### Aim:
Quote the records beneath, complete and exact. Leave out images.

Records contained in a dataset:

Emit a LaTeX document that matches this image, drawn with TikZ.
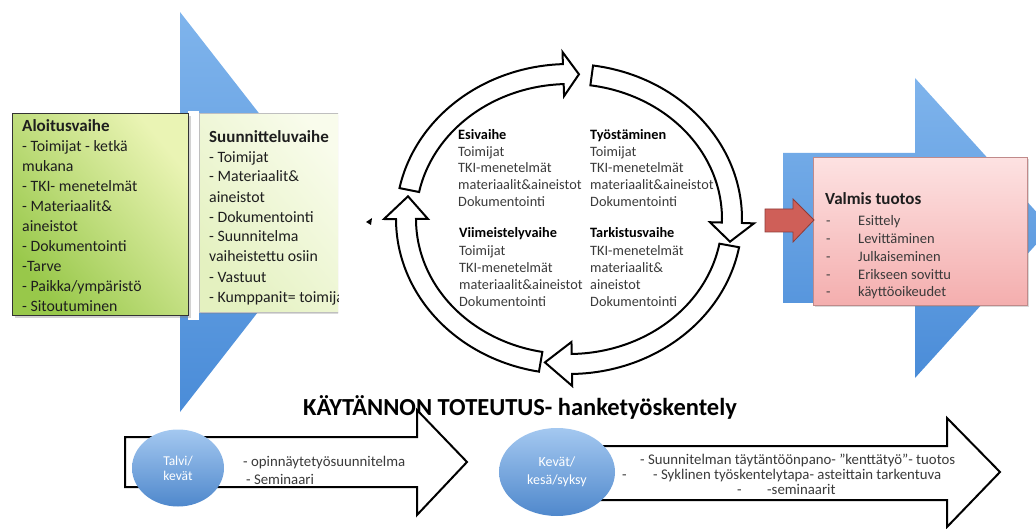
\documentclass[tikz,border=0pt]{standalone}
\usepackage{fontspec}
\setmainfont{Carlito}
\usetikzlibrary{shapes.geometric,shadows}
\definecolor{blueL}{HTML}{7FB4EC}
\definecolor{blueD}{HTML}{4A8CD8}
\definecolor{grnL}{HTML}{EAF4B4}
\definecolor{grnD}{HTML}{98C84A}
\definecolor{paleL}{HTML}{F9FCEC}
\definecolor{paleD}{HTML}{E4F1C0}
\definecolor{pinkL}{HTML}{FDE2E2}
\definecolor{pinkD}{HTML}{F4AEAE}
\definecolor{pinkB}{HTML}{C08A8A}
\definecolor{redA}{HTML}{CF5F58}
\definecolor{redB}{HTML}{8E3B38}
\definecolor{ellL}{HTML}{A4C8F0}
\definecolor{ellD}{HTML}{4F88CC}
\definecolor{txtD}{HTML}{1E1E1E}
\definecolor{txtG}{HTML}{3A3A3A}
\newcommand{\cyclearrow}[3]{%
\filldraw[cycarrow] plot[domain=0:1,samples=50,variable=\t] ({569+173*cos(#1+(#2-#1)*\t)},{219-155*sin(#1+(#2-#1)*\t)})
 -- ({569+185*cos(#2)},{219-167*sin(#2)})
 -- ({569+163*cos(#3)},{219-145*sin(#3)})
 -- ({569+141*cos(#2)},{219-123*sin(#2)})
 -- plot[domain=0:1,samples=50,variable=\t] ({569+153*cos(#2+(#1-#2)*\t)},{219-135*sin(#2+(#1-#2)*\t)})
 -- cycle;}
\begin{document}
\begin{tikzpicture}[x=1pt,y=-1pt,
  cycarrow/.style={draw=black,fill=white,line width=2pt,line join=miter},
  barrow/.style={draw=black,fill=white,line width=2pt,line join=miter},
  bluearrow/.style={top color=blueL,bottom color=blueD,shading angle=0},
  boxtxt/.style={anchor=base west,inner sep=0,align=left,text=txtD,font=\fontsize{15.8}{20}\selectfont},
  ctxt/.style={anchor=base west,inner sep=0,align=left,text=txtG,font=\fontsize{14.3}{16.8}\selectfont},
  ptxt/.style={anchor=base west,inner sep=0,align=left,text=txtG,font=\fontsize{14.5}{17.9}\selectfont},
  btxt/.style={anchor=base west,inner sep=0,text=txtG,font=\fontsize{14.8}{18}\selectfont},
  ell/.style={ellipse,inner sep=0,top color=ellL,bottom color=ellD,text=white,align=center}]
\useasboundingbox (0,0) rectangle (1036,529);
% left blue arrow
\shade[bluearrow] (20,118) -- (180,118) -- (180,12) -- (336,212) -- (180,412) -- (180,306) -- (20,306) -- cycle;
\fill[white] (188,111) rectangle (199,320);
% boxes
\node[draw=black!80,line width=1.2pt,top color=grnL,bottom color=grnD,shading angle=-50,
  drop shadow={shadow xshift=2pt,shadow yshift=-2pt,opacity=.35},
  minimum width=176pt,minimum height=202pt,anchor=north west,inner sep=0] (alo) at (12,113) {};
\begin{scope}
\clip (190,100) rectangle (338,330);
\node[draw=black!25,line width=0.6pt,top color=paleL,bottom color=paleD,shading angle=-50,
  drop shadow={shadow xshift=2pt,shadow yshift=-2pt,opacity=.3},
  minimum width=150pt,minimum height=199pt,anchor=north west,inner sep=0] (suu) at (199,113) {};
\node[boxtxt] (suut) at (209,302) {{\bfseries\fontsize{17}{20}\selectfont Suunnitteluvaihe}\\- Toimijat\\- Materiaalit\&\\aineistot\\- Dokumentointi\\- Suunnitelma\\vaiheistettu osiin\\- Vastuut\\- Kumppanit= toimijat};
\end{scope}
\node[boxtxt] (alot) at (22,312) {{\bfseries\fontsize{17}{20}\selectfont Aloitusvaihe}\\- Toimijat - ketkä\\mukana\\- TKI- menetelmät\\- Materiaalit\&\\aineistot\\- Dokumentointi\\-Tarve\\- Paikka/ympäristö\\- Sitoutuminen};
% cycle arrows
\cyclearrow{168.5}{92}{86.5}
\cyclearrow{82}{-1.5}{-9}
\cyclearrow{-10.5}{-89}{-98.5}
\cyclearrow{260}{180}{171}
% cycle texts
\node[ctxt] (esi) at (458,206.5) {\textbf{\color{black}Esivaihe}\\Toimijat\\TKI-menetelmät\\materiaalit\&aineistot\\Dokumentointi};
\node[ctxt] (tyo) at (590,206.5) {\textbf{\color{black}Työstäminen}\\Toimijat\\TKI-menetelmät\\materiaalit\&aineistot\\Dokumentointi};
\node[ctxt] (vii) at (459,306) {\textbf{\color{black}Viimeistelyvaihe}\\[1.5pt]Toimijat\\TKI-menetelmät\\materiaalit\&aineistot\\Dokumentointi};
\node[ctxt] (tar) at (590,306) {\textbf{\color{black}Tarkistusvaihe}\\[1.5pt]TKI-menetelmät\\materiaalit\&\\aineistot\\Dokumentointi};
\fill[black] (366,222) -- (372,218) -- (371,225) -- cycle;
% right blue arrow
\shade[bluearrow] (783,153) -- (915,153) -- (915,78) -- (1051,228) -- (915,378) -- (915,303) -- (783,303) -- cycle;
\node[draw=pinkB,line width=0.9pt,top color=pinkL,bottom color=pinkD,
  drop shadow={shadow xshift=2pt,shadow yshift=-2pt,opacity=.3},
  minimum width=214pt,minimum height=148pt,anchor=north west,inner sep=0] (valmis) at (813,157) {};
\filldraw[fill=redA,draw=redB,line width=0.8pt] (765,209) -- (793,209) -- (793,199) -- (814,220) -- (793,242) -- (793,232) -- (765,232) -- cycle;
\node[anchor=base west,inner sep=0,text=txtD,font=\bfseries\fontsize{17}{18}\selectfont] (valt) at (825,204.5) {Valmis tuotos};
\node[ptxt] (vdash) at (826,297) {-\\-\\-\\-\\-};
\node[ptxt] (vitems) at (858,297) {Esittely\\Levittäminen\\Julkaiseminen\\Erikseen sovittu\\käyttöoikeudet};
% title
\node[inner sep=0,text=black,font=\bfseries\fontsize{24.5}{26}\selectfont] (title) at (520,407) {KÄYTÄNNON TOTEUTUS- hanketyöskentely};
% bottom arrows
\draw[barrow] (125,437) -- (417,437) -- (417,410) -- (467,462) -- (417,515) -- (417,487) -- (125,487) -- cycle;
\draw[barrow] (540,446) -- (947,446) -- (947,418) -- (1000,472) -- (947,527) -- (947,500) -- (540,500) -- cycle;
\node[ell,minimum width=92pt,minimum height=77pt,font=\fontsize{13.5}{15}\selectfont] (talvi) at (178,468) {Talvi/\\kevät};
\node[ell,minimum width=116pt,minimum height=88pt,font=\fontsize{14}{18}\selectfont] (kevat) at (557,472) {Kevät/\\kesä/syksy};
\node[btxt] (op1) at (243,466) {- opinnäytetyösuunnitelma};
\node[btxt] (op2) at (246,484) {- Seminaari};
\node[btxt] (k1) at (640,464) {- Suunnitelman täytäntöönpano- "kenttätyö"- tuotos};
\node[btxt] (k2a) at (622,479) {-};
\node[btxt] (k2b) at (653,479) {- Syklinen työskentelytapa- asteittain tarkentuva};
\node[btxt] (k3a) at (737,494) {-};
\node[btxt] (k3b) at (767,494) {-seminaarit};
\end{tikzpicture}
\end{document}
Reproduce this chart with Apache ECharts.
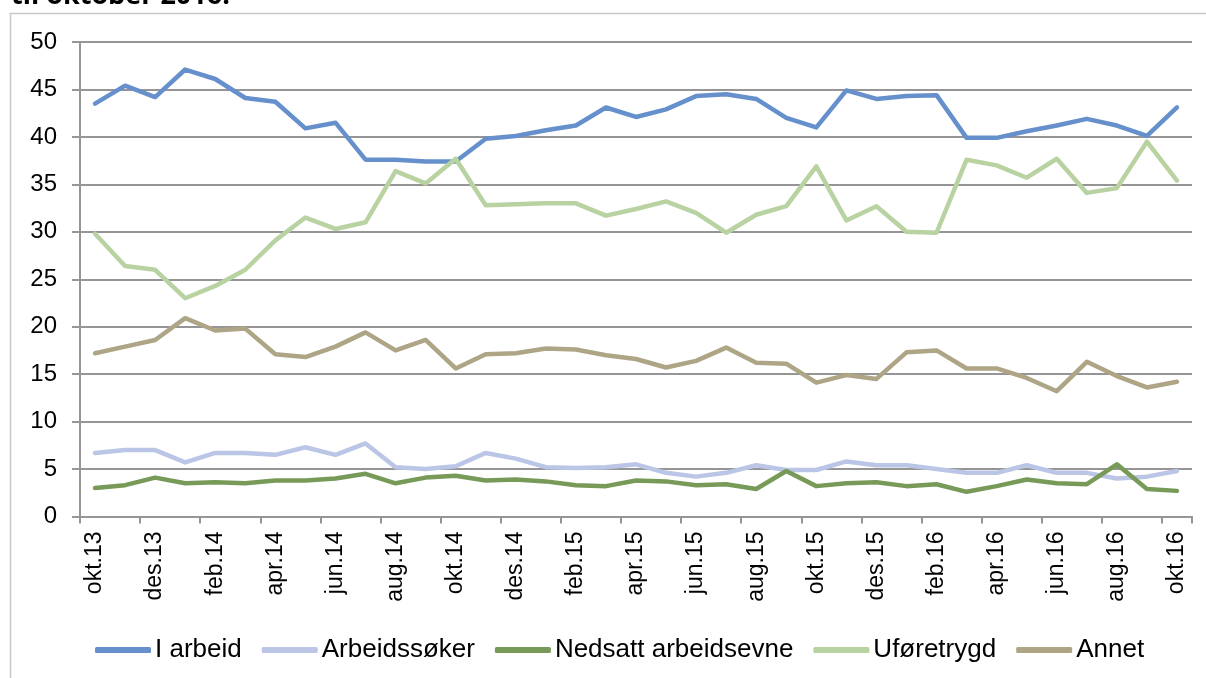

### Solution:
Emit a LaTeX document that matches this image, drawn with TikZ.
\documentclass[tikz,border=0pt]{standalone}
\usepackage{fontspec}
\setmainfont{Carlito}
\usetikzlibrary{shapes.geometric,shadows}
\definecolor{blueL}{HTML}{7FB4EC}
\definecolor{blueD}{HTML}{4A8CD8}
\definecolor{grnL}{HTML}{EAF4B4}
\definecolor{grnD}{HTML}{98C84A}
\definecolor{paleL}{HTML}{F9FCEC}
\definecolor{paleD}{HTML}{E4F1C0}
\definecolor{pinkL}{HTML}{FDE2E2}
\definecolor{pinkD}{HTML}{F4AEAE}
\definecolor{pinkB}{HTML}{C08A8A}
\definecolor{redA}{HTML}{CF5F58}
\definecolor{redB}{HTML}{8E3B38}
\definecolor{ellL}{HTML}{A4C8F0}
\definecolor{ellD}{HTML}{4F88CC}
\definecolor{txtD}{HTML}{1E1E1E}
\definecolor{txtG}{HTML}{3A3A3A}
\newcommand{\cyclearrow}[3]{%
\filldraw[cycarrow] plot[domain=0:1,samples=50,variable=\t] ({569+173*cos(#1+(#2-#1)*\t)},{219-155*sin(#1+(#2-#1)*\t)})
 -- ({569+185*cos(#2)},{219-167*sin(#2)})
 -- ({569+163*cos(#3)},{219-145*sin(#3)})
 -- ({569+141*cos(#2)},{219-123*sin(#2)})
 -- plot[domain=0:1,samples=50,variable=\t] ({569+153*cos(#2+(#1-#2)*\t)},{219-135*sin(#2+(#1-#2)*\t)})
 -- cycle;}
\begin{document}
\begin{tikzpicture}[x=1pt,y=-1pt,
  cycarrow/.style={draw=black,fill=white,line width=2pt,line join=miter},
  barrow/.style={draw=black,fill=white,line width=2pt,line join=miter},
  bluearrow/.style={top color=blueL,bottom color=blueD,shading angle=0},
  boxtxt/.style={anchor=base west,inner sep=0,align=left,text=txtD,font=\fontsize{15.8}{20}\selectfont},
  ctxt/.style={anchor=base west,inner sep=0,align=left,text=txtG,font=\fontsize{14.3}{16.8}\selectfont},
  ptxt/.style={anchor=base west,inner sep=0,align=left,text=txtG,font=\fontsize{14.5}{17.9}\selectfont},
  btxt/.style={anchor=base west,inner sep=0,text=txtG,font=\fontsize{14.8}{18}\selectfont},
  ell/.style={ellipse,inner sep=0,top color=ellL,bottom color=ellD,text=white,align=center}]
\useasboundingbox (0,0) rectangle (1036,529);
% left blue arrow
\shade[bluearrow] (20,118) -- (180,118) -- (180,12) -- (336,212) -- (180,412) -- (180,306) -- (20,306) -- cycle;
\fill[white] (188,111) rectangle (199,320);
% boxes
\node[draw=black!80,line width=1.2pt,top color=grnL,bottom color=grnD,shading angle=-50,
  drop shadow={shadow xshift=2pt,shadow yshift=-2pt,opacity=.35},
  minimum width=176pt,minimum height=202pt,anchor=north west,inner sep=0] (alo) at (12,113) {};
\begin{scope}
\clip (190,100) rectangle (338,330);
\node[draw=black!25,line width=0.6pt,top color=paleL,bottom color=paleD,shading angle=-50,
  drop shadow={shadow xshift=2pt,shadow yshift=-2pt,opacity=.3},
  minimum width=150pt,minimum height=199pt,anchor=north west,inner sep=0] (suu) at (199,113) {};
\node[boxtxt] (suut) at (209,302) {{\bfseries\fontsize{17}{20}\selectfont Suunnitteluvaihe}\\- Toimijat\\- Materiaalit\&\\aineistot\\- Dokumentointi\\- Suunnitelma\\vaiheistettu osiin\\- Vastuut\\- Kumppanit= toimijat};
\end{scope}
\node[boxtxt] (alot) at (22,312) {{\bfseries\fontsize{17}{20}\selectfont Aloitusvaihe}\\- Toimijat - ketkä\\mukana\\- TKI- menetelmät\\- Materiaalit\&\\aineistot\\- Dokumentointi\\-Tarve\\- Paikka/ympäristö\\- Sitoutuminen};
% cycle arrows
\cyclearrow{168.5}{92}{86.5}
\cyclearrow{82}{-1.5}{-9}
\cyclearrow{-10.5}{-89}{-98.5}
\cyclearrow{260}{180}{171}
% cycle texts
\node[ctxt] (esi) at (458,206.5) {\textbf{\color{black}Esivaihe}\\Toimijat\\TKI-menetelmät\\materiaalit\&aineistot\\Dokumentointi};
\node[ctxt] (tyo) at (590,206.5) {\textbf{\color{black}Työstäminen}\\Toimijat\\TKI-menetelmät\\materiaalit\&aineistot\\Dokumentointi};
\node[ctxt] (vii) at (459,306) {\textbf{\color{black}Viimeistelyvaihe}\\[1.5pt]Toimijat\\TKI-menetelmät\\materiaalit\&aineistot\\Dokumentointi};
\node[ctxt] (tar) at (590,306) {\textbf{\color{black}Tarkistusvaihe}\\[1.5pt]TKI-menetelmät\\materiaalit\&\\aineistot\\Dokumentointi};
\fill[black] (366,222) -- (372,218) -- (371,225) -- cycle;
% right blue arrow
\shade[bluearrow] (783,153) -- (915,153) -- (915,78) -- (1051,228) -- (915,378) -- (915,303) -- (783,303) -- cycle;
\node[draw=pinkB,line width=0.9pt,top color=pinkL,bottom color=pinkD,
  drop shadow={shadow xshift=2pt,shadow yshift=-2pt,opacity=.3},
  minimum width=214pt,minimum height=148pt,anchor=north west,inner sep=0] (valmis) at (813,157) {};
\filldraw[fill=redA,draw=redB,line width=0.8pt] (765,209) -- (793,209) -- (793,199) -- (814,220) -- (793,242) -- (793,232) -- (765,232) -- cycle;
\node[anchor=base west,inner sep=0,text=txtD,font=\bfseries\fontsize{17}{18}\selectfont] (valt) at (825,204.5) {Valmis tuotos};
\node[ptxt] (vdash) at (826,297) {-\\-\\-\\-\\-};
\node[ptxt] (vitems) at (858,297) {Esittely\\Levittäminen\\Julkaiseminen\\Erikseen sovittu\\käyttöoikeudet};
% title
\node[inner sep=0,text=black,font=\bfseries\fontsize{24.5}{26}\selectfont] (title) at (520,407) {KÄYTÄNNON TOTEUTUS- hanketyöskentely};
% bottom arrows
\draw[barrow] (125,437) -- (417,437) -- (417,410) -- (467,462) -- (417,515) -- (417,487) -- (125,487) -- cycle;
\draw[barrow] (540,446) -- (947,446) -- (947,418) -- (1000,472) -- (947,527) -- (947,500) -- (540,500) -- cycle;
\node[ell,minimum width=92pt,minimum height=77pt,font=\fontsize{13.5}{15}\selectfont] (talvi) at (178,468) {Talvi/\\kevät};
\node[ell,minimum width=116pt,minimum height=88pt,font=\fontsize{14}{18}\selectfont] (kevat) at (557,472) {Kevät/\\kesä/syksy};
\node[btxt] (op1) at (243,466) {- opinnäytetyösuunnitelma};
\node[btxt] (op2) at (246,484) {- Seminaari};
\node[btxt] (k1) at (640,464) {- Suunnitelman täytäntöönpano- "kenttätyö"- tuotos};
\node[btxt] (k2a) at (622,479) {-};
\node[btxt] (k2b) at (653,479) {- Syklinen työskentelytapa- asteittain tarkentuva};
\node[btxt] (k3a) at (737,494) {-};
\node[btxt] (k3b) at (767,494) {-seminaarit};
\end{tikzpicture}
\end{document}
Reproduce this chart with Apache ECharts.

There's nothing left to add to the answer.